My second night at Barnes & Noble University was a conversation between Stephen Sondheim (Monday’s Listen pick) and journalist/author Anna Quindlen. Their 20+ year friendship allowed for some fun stories and insidery info. Sondheim told a story about being asked to pay a visit to Cole Porter to “cheer him up” by playing a song from a new musical (Gypsy) he was writing. Stephen choose this song, because he said he pulled a traditional “Cole Porter” move on the lyrics.

In Stephen’s words: If Cole Porter couldn’t rhyme a word, he would pull a word from another language. When we played ‘Together, Wherever We Go’ for him and got to the line: ‘No fits, no fights, no feuds, and no egos … amigos.’ He audibly gasped because he didn’t expect the ‘amigos.’ We Cole Porter-ed Cole Porter. It was a great moment.
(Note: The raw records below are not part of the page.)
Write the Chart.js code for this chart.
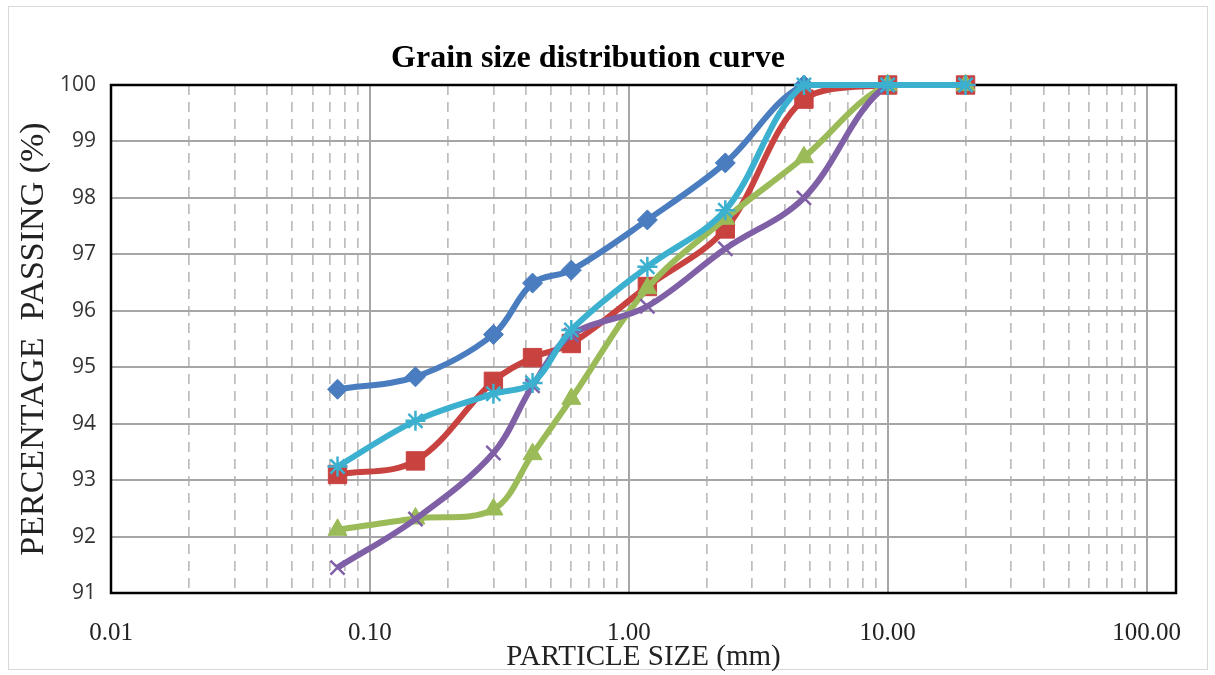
<!DOCTYPE html>
<html>
<head>
<meta charset="utf-8">
<script src="https://cdn.jsdelivr.net/npm/chart.js@4.4.0/dist/chart.umd.min.js"></script>
<style>
html,body{margin:0;padding:0;background:#fff;}
#wrap{position:relative;width:1215px;height:675px;overflow:hidden;}
#frame{position:absolute;left:8px;top:6px;width:1200px;height:664px;border:1px solid #d9d9d9;box-sizing:border-box;}
canvas{position:absolute;left:0;top:0;}
</style>
</head>
<body>
<div id="wrap"><div id="frame"></div><canvas id="c" width="1215" height="675"></canvas></div>
<script>
// Sieve sizes (mm)
const particleSizes = [0.075, 0.15, 0.3, 0.425, 0.6, 1.18, 2.36, 4.75, 10, 20];
// Percentage passing for each sample
const sampleBlue   = [94.61, 94.83, 95.58, 96.49, 96.72, 97.61, 98.62, 100, 100, 100];
const sampleRed    = [93.10, 93.34, 94.75, 95.17, 95.42, 96.43, 97.45, 99.75, 100, 100];
const sampleGreen  = [92.12, 92.32, 92.48, 93.46, 94.44, 96.40, 97.63, 98.72, 100, 100];
const samplePurple = [91.45, 92.31, 93.48, 94.67, 95.57, 96.08, 97.10, 98.00, 100, 100];
const sampleCyan   = [93.24, 94.05, 94.53, 94.72, 95.66, 96.78, 97.78, 100, 100, 100];
// Axis tick labels
const xDecades = [0.01, 0.1, 1, 10, 100];
const yTicks = [91, 92, 93, 94, 95, 96, 97, 98, 99, 100];

function isDecade(v){ const l = Math.log10(v); return Math.abs(l - Math.round(l)) < 1e-6; }
function pts(arr){ return particleSizes.map((x,i)=>({x:x, y:arr[i]})); }

const xTickValues = [];
xDecades.forEach(d => { for (let m = 1; m <= 9; m++) { const v = +(d*m).toPrecision(6); if (v <= 100) xTickValues.push(v); } });

const framePlugin = {
  id: 'frame',
  beforeDatasetsDraw(chart){
    const {ctx, chartArea:a} = chart;
    ctx.save();
    ctx.strokeStyle = '#000';
    ctx.lineWidth = 2.5;
    ctx.strokeRect(a.left, a.top, a.right - a.left, a.bottom - a.top);
    ctx.restore();
  }
};

function ds(label, data, color, style, radius, order){
  return {
    label, data: pts(data), borderColor: color, backgroundColor: color,
    pointBackgroundColor: color, pointBorderColor: color,
    pointStyle: style, pointRadius: radius, pointBorderWidth: (style==='crossRot'||style==='star') ? 2.5 : 1,
    borderWidth: 6, tension: 0.35, clip: false, order
  };
}

new Chart(document.getElementById('c'), {
  type: 'line',
  data: {
    datasets: [
      ds('Sample 1', sampleBlue, '#4a7dc0', 'rectRot', 10, 5),
      ds('Sample 2', sampleRed, '#c8423f', 'rect', 13, 4),
      ds('Sample 3', sampleGreen, '#9bbb59', 'triangle', 11, 3),
      ds('Sample 4', samplePurple, '#7f5fa6', 'crossRot', 10, 2),
      ds('Sample 5', sampleCyan, '#3cb0cf', 'star', 10, 1)
    ]
  },
  options: {
    responsive: false,
    animation: false,
    devicePixelRatio: 1,
    layout: { padding: { left: 0, right: 39, top: 0, bottom: 0 } },
    plugins: {
      legend: { display: false },
      tooltip: { enabled: false },
      title: {
        display: true,
        text: 'Grain size distribution curve',
        color: '#000',
        font: { family: 'Liberation Serif', size: 32, weight: 'bold' },
        padding: { top: 40, bottom: 6.6 }
      }
    },
    scales: {
      x: {
        type: 'logarithmic',
        min: 0.01, max: 130,
        afterBuildTicks: s => { s.ticks = xTickValues.map(v => ({ value: v })); },
        afterFit: s => { s.height = 82; },
        ticks: {
          autoSkip: false, maxRotation: 0, minRotation: 0, padding: 25,
          color: '#222',
          font: { family: 'Liberation Serif', size: 25 },
          callback: v => isDecade(v) ? Number(v).toFixed(2) : ''
        },
        grid: {
          drawTicks: false,
          color: c => (c.tick && isDecade(c.tick.value)) ? '#a6a6a6' : '#bdbdbd',
          lineWidth: c => (c.tick && isDecade(c.tick.value)) ? 2 : 1.7
        },
        border: {
          display: false,
          dash: c => (c.tick && !isDecade(c.tick.value)) ? [10, 7] : []
        },
        title: {
          display: true, text: 'PARTICLE SIZE (mm)', color: '#222',
          font: { family: 'Liberation Serif', size: 29 },
          padding: { top: 0, bottom: 0 }
        }
      },
      y: {
        min: 91, max: 100,
        afterBuildTicks: s => { s.ticks = yTicks.map(v => ({ value: v })); },
        afterFit: s => { s.width = 111; },
        ticks: {
          padding: 15, color: '#333',
          font: { family: 'Open Sans', size: 21 }
        },
        grid: { drawTicks: false, color: '#a6a6a6', lineWidth: 2 },
        border: { display: false },
        title: {
          display: true, text: 'PERCENTAGE  PASSING (%)', color: '#222',
          font: { family: 'Liberation Serif', size: 34 },
          padding: { top: 14, bottom: 0 }
        }
      }
    }
  },
  plugins: [framePlugin]
});
</script>
</body>
</html>
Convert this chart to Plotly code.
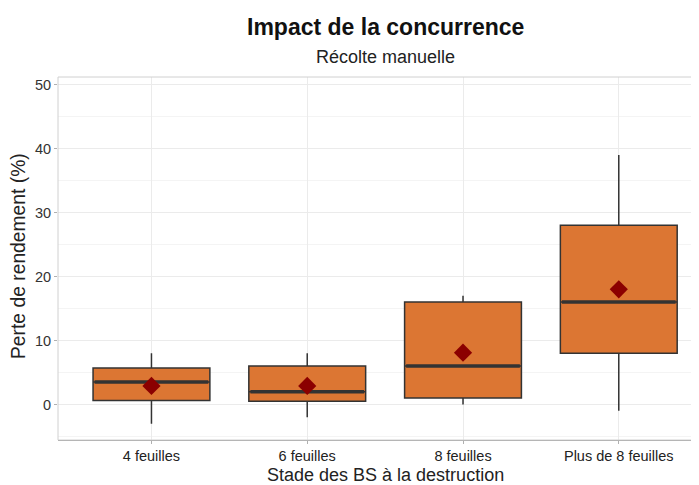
import plotly.graph_objects as go

categories = ["4 feuilles", "6 feuilles", "8 feuilles", "Plus de 8 feuilles"]
lower_whisker = [-3, -2, 0, -1]
q1 = [0.6, 0.5, 1.0, 8.0]
median = [3.5, 2.0, 6.0, 16.0]
q3 = [5.7, 6.0, 16.0, 28.0]
upper_whisker = [8, 8, 17, 39]
means = [2.9, 2.9, 8.1, 18.0]

FILL = "#DC7633"
LINE = "#333333"
BOXW = 0.75
pos = list(range(len(categories)))

fig = go.Figure()
fig.add_trace(go.Box(
    x=pos, q1=q1, median=median, q3=q3,
    lowerfence=lower_whisker, upperfence=upper_whisker,
    fillcolor=FILL, line=dict(color=LINE, width=1.5),
    width=BOXW, whiskerwidth=0, boxpoints=False, showlegend=False,
    hoverinfo="skip",
))
# thick median lines (ggplot style)
mx, my = [], []
for i, m in zip(pos, median):
    mx += [i - BOXW / 2 + 0.01, i + BOXW / 2 - 0.01, None]
    my += [m, m, None]
fig.add_trace(go.Scatter(x=mx, y=my, mode="lines",
                         line=dict(color=LINE, width=3.5), showlegend=False,
                         hoverinfo="skip"))
fig.add_trace(go.Scatter(x=pos, y=means, mode="markers",
                         marker=dict(symbol="diamond", size=14, color="#8B0000"),
                         showlegend=False))

font = "Liberation Sans, Arial, sans-serif"
# page body has an 8px margin: figure spans 8..699 x 8..485
W, H = 691, 477
ML, MT, MB = 50, 69, 45
PH = H - MT - MB          # plot height in px
PW = W - ML               # plot width in px
PB = 8 + H - MB           # plot bottom in page px (440)
PL = 8 + ML               # plot left in page px (58)

fig.update_layout(
    width=W, height=H,
    margin=dict(l=ML, r=0, t=MT, b=MB),
    plot_bgcolor="white", paper_bgcolor="white",
    font=dict(family=font, color="#222222"),
    xaxis=dict(
        range=[-0.6, 3.515], tickmode="array", tickvals=pos, ticktext=categories,
        showgrid=True, gridcolor="#ebebeb", gridwidth=1, zeroline=False,
        showline=True, linecolor="#9a9a9a", linewidth=1,
        ticks="outside", ticklen=3, tickcolor="#b0b0b0",
        tickfont=dict(size=14.5, color="#222222"),
    ),
    yaxis=dict(
        range=[-5.56, 51.2], tickmode="array", tickvals=[0, 10, 20, 30, 40, 50],
        showgrid=True, gridcolor="#ebebeb", gridwidth=1, zeroline=False,
        minor=dict(tickvals=[-5, 5, 15, 25, 35, 45], showgrid=True, gridcolor="#f4f4f4", gridwidth=1),
        showline=False,
        ticks="outside", ticklen=3, tickcolor="#b0b0b0",
        tickfont=dict(size=14.5, color="#333333"),
    ),
    shapes=[dict(type="rect", xref="paper", yref="paper", x0=0, x1=1.05, y0=0, y1=1,
                 line=dict(color="#d0d0d0", width=1), layer="above")],
    annotations=[
        dict(text="<b>Impact de la concurrence</b>", xref="paper", yref="paper",
             x=(385 - PL) / PW, y=(PB - 27) / PH, xanchor="center", yanchor="middle",
             showarrow=False, font=dict(size=23, color="#111111")),
        dict(text="Récolte manuelle", xref="paper", yref="paper",
             x=(385 - PL) / PW, y=(PB - 57) / PH, xanchor="center", yanchor="middle",
             showarrow=False, font=dict(size=18, color="#222222")),
        dict(text="Stade des BS à la destruction", xref="paper", yref="paper",
             x=(385 - PL) / PW, y=(PB - 475) / PH, xanchor="center", yanchor="middle",
             showarrow=False, font=dict(size=18, color="#222222")),
        dict(text="Perte de rendement (%)", xref="paper", yref="paper",
             x=(18 - PL) / PW, y=(PB - 256) / PH, xanchor="center", yanchor="middle",
             textangle=-90, showarrow=False, font=dict(size=19.3, color="#222222")),
    ],
)
fig.write_html("out.html")
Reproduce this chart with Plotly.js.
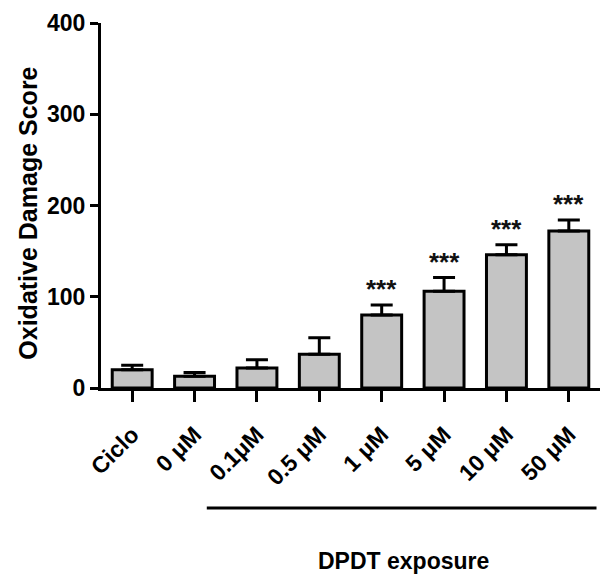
<!DOCTYPE html>
<html>
<head>
<meta charset="utf-8">
<script src="https://cdn.plot.ly/plotly-3.0.1.min.js"></script>
<style>html,body{margin:0;padding:0;background:#fff;}#chart{width:610px;height:581px;}</style>
</head>
<body>
<div id="chart"></div>
<script>
// Data
const categories = ["Ciclo", "0 μM", "0.1μM", "0.5 μM", "1 μM", "5 μM", "10 μM", "50 μM"];
const meanScore = [20, 13, 22, 37, 80, 106, 146, 172];
const errUpper  = [5, 4, 9, 18, 11, 15, 11, 12];
const errLower  = [0, 0, 0, 0, 0, 0, 0, 0];
const significance = ["", "", "", "", "***", "***", "***", "***"];
const yTicks = [0, 100, 200, 300, 400];

const FONT = "'Liberation Sans', Arial, Helvetica, sans-serif";

const bars = {
  type: "bar",
  x: categories,
  y: meanScore,
  width: 0.64,
  marker: {color: "#c4c4c4", line: {color: "#000", width: 3}},
  error_y: {type: "data", symmetric: false, array: errUpper, arrayminus: errLower,
            color: "#000", thickness: 3, width: 11},
  hoverinfo: "x+y"
};

const annotations = [];
categories.forEach((c, i) => {
  if (significance[i]) {
    annotations.push({
      x: c, y: meanScore[i] + errUpper[i], xref: "x", yref: "y",
      text: significance[i], showarrow: false, yanchor: "bottom", yshift: -1,
      font: {family: FONT, size: 26, color: "#111", weight: "bold"}
    });
  }
});
annotations.push({
  text: "<b>Oxidative Damage Score</b>", xref: "paper", yref: "paper",
  x: -0.148, y: 0.478, xanchor: "center", yanchor: "middle", textangle: -90,
  showarrow: false, font: {family: FONT, size: 25, color: "#000"}
});
annotations.push({
  text: "<b>DPDT exposure</b>", xref: "paper", yref: "paper",
  x: 0.607, y: -0.473, xanchor: "center", yanchor: "middle",
  showarrow: false, font: {family: FONT, size: 23, color: "#000"}
});

const layout = {
  width: 610, height: 581,
  margin: {l: 101, r: 10, t: 23, b: 193, pad: 0},
  paper_bgcolor: "#fff", plot_bgcolor: "#fff",
  showlegend: false,
  font: {family: FONT, color: "#000"},
  xaxis: {
    type: "category", range: [-0.5, 7.5], showline: true, linecolor: "#000", linewidth: 3,
    ticks: "outside", ticklen: 11, tickwidth: 3, tickcolor: "#000",
    tickangle: -45, ticklabelstandoff: 10,
    tickfont: {family: FONT, size: 23, color: "#000", weight: "bold"},
    showgrid: false, zeroline: false, fixedrange: true
  },
  yaxis: {
    range: [0, 400], tickvals: yTicks, ticktext: yTicks.map(String),
    showline: true, linecolor: "#000", linewidth: 3,
    ticks: "outside", ticklen: 8, tickwidth: 3, tickcolor: "#000",
    tickfont: {family: FONT, size: 23, color: "#000", weight: "bold"},
    showgrid: false, zeroline: false, fixedrange: true
  },
  shapes: [{
    type: "line", xref: "paper", yref: "paper",
    x0: 0.212, x1: 0.993, y0: -0.329, y1: -0.329,
    line: {color: "#000", width: 3}
  }],
  annotations: annotations
};

Plotly.newPlot("chart", [bars], layout, {displayModeBar: false, staticPlot: true});
</script>
</body>
</html>
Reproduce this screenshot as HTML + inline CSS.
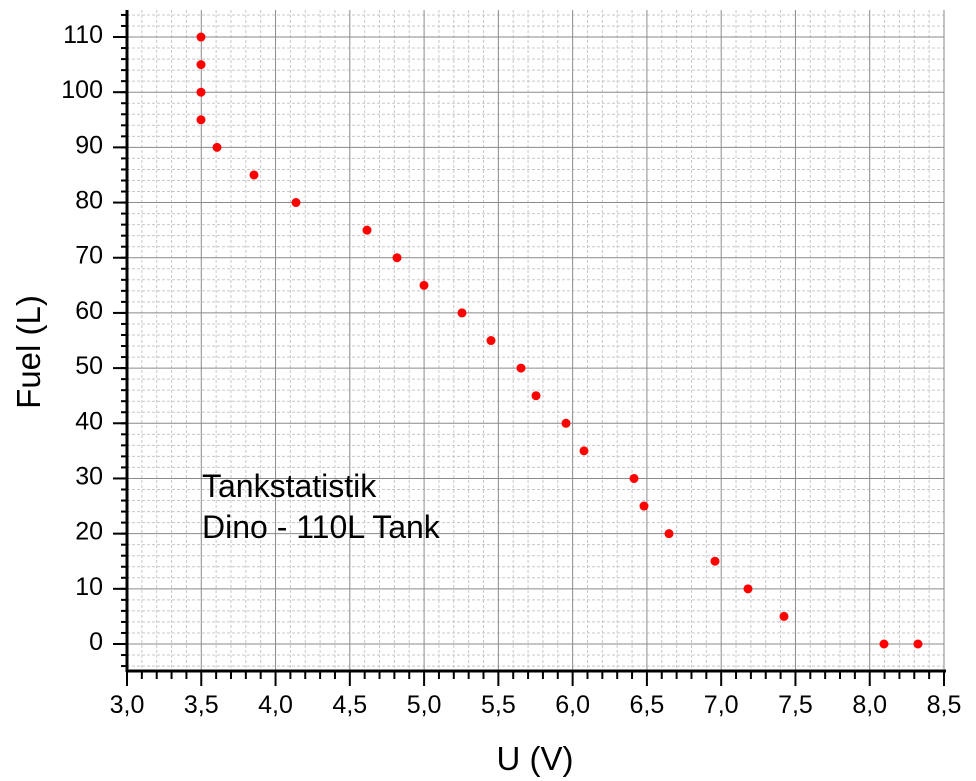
<!DOCTYPE html>
<html><head><meta charset="utf-8"><style>body{margin:0;background:#fff}svg{display:block}</style></head>
<body>
<svg id="s" width="976" height="781" xmlns="http://www.w3.org/2000/svg" font-family="Liberation Sans, sans-serif">
<g id="g"></g>
</svg>
<script>
(function(){
const g=document.getElementById('g');let h='';
const X=v=>127+(v-3)*148.545, Y=v=>644-v*5.518;
const T=10,B=671,L=127,R=944;
for(let i=1;i<55;i++){if(i%5==0)continue;const x=X(3+i*0.1);h+=`<line x1="${x}" y1="${T}" x2="${x}" y2="${B}" stroke="#c8c8c8" stroke-dasharray="3,2"/>`;}
for(let v=-4;v<=114;v+=2){if(v%10==0)continue;const y=Y(v);h+=`<line x1="${L}" y1="${y}" x2="${R}" y2="${y}" stroke="#c8c8c8" stroke-dasharray="3,2"/>`;}
for(let i=1;i<=11;i++){const x=X(3+i*0.5);h+=`<line x1="${x}" y1="${T}" x2="${x}" y2="${B}" stroke="#8a8a8a"/>`;}
for(let v=0;v<=110;v+=10){const y=Y(v);h+=`<line x1="${L}" y1="${y}" x2="${R}" y2="${y}" stroke="#8a8a8a"/>`;}
h+=`<line x1="${L}" y1="${T}" x2="${L}" y2="${B+1}" stroke="#000" stroke-width="3"/>`;
h+=`<line x1="${L-1}" y1="${B}" x2="${R+2}" y2="${B}" stroke="#000" stroke-width="3"/>`;
for(let i=0;i<=55;i++){const x=X(3+i*0.1);const m=i%5==0;h+=`<line x1="${x}" y1="${B}" x2="${x}" y2="${B+(m?15:8)}" stroke="#000" stroke-width="2"/>`;
 if(m)h+=`<text x="${x}" y="${B+42}" font-size="25" text-anchor="middle">${(3+i*0.1).toFixed(1).replace('.',',')}</text>`;}
for(let v=-4;v<=114;v+=2){const y=Y(v);h+=`<line x1="${L-6}" y1="${y}" x2="${L}" y2="${y}" stroke="#000" stroke-width="2"/>`;}
for(let v=0;v<=110;v+=10){const y=Y(v);h+=`<line x1="${L-14}" y1="${y}" x2="${L}" y2="${y}" stroke="#000" stroke-width="2"/>`;
 h+=`<text x="${L-24}" y="${y+6}" font-size="25" text-anchor="end">${v}</text>`;}
const px=[201,201,201,201,217,254,296,367,397,424,462,491,521,536,566,584,634,644,669,715,748,784,884,918];
const fy=[110,105,100,95,90,85,80,75,70,65,60,55,50,45,40,35,30,25,20,15,10,5,0,0];
px.forEach((x,i)=>{h+=`<circle cx="${x}" cy="${Y(fy[i])}" r="4.5" fill="#f00"/>`;});
h+=`<text x="535" y="770" font-size="33" text-anchor="middle">U (V)</text>`;
h+=`<text transform="translate(40,352) rotate(-90)" font-size="33" text-anchor="middle">Fuel (L)</text>`;
h+=`<text x="202" y="497" font-size="32">Tankstatistik</text><text x="202" y="538" font-size="32">Dino - 110L Tank</text>`;
g.innerHTML=h;
})();
</script>
</body></html>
He talked about how he doesn’t speak ill of the living, but has no problem talking about the dead because, “they can’t talk back.” Sondheim also claimed he’s not concerned with achieving immortality through his work, unlike some of his peers. This gave me pause. I think it’s an easy comment to make when you know you’ve already achieved that state. I wonder if it would still be true had he only created one or two musicals of middling success.

Sondheim spoke critically of his work and that of his mentor, Oscar Hammerstein II. When it comes writing lyrics, accuracy is very important to him. He cited Hammerstein’s line in the song, Cock-Eyed Optimist, as one he finds most baffling: “When is the sky ever a ‘bright canary yellow?” His stories and observations were fascinating. He charmed the audience with his candor and good sense of humor.

The greatest joy I got out of being in the audience for both Sondheim and Ephron was seeing how much they both still love what they do. And, even better, how much they enjoy sharing it with others. Truly one of the best lessons a teacher can impart on their students.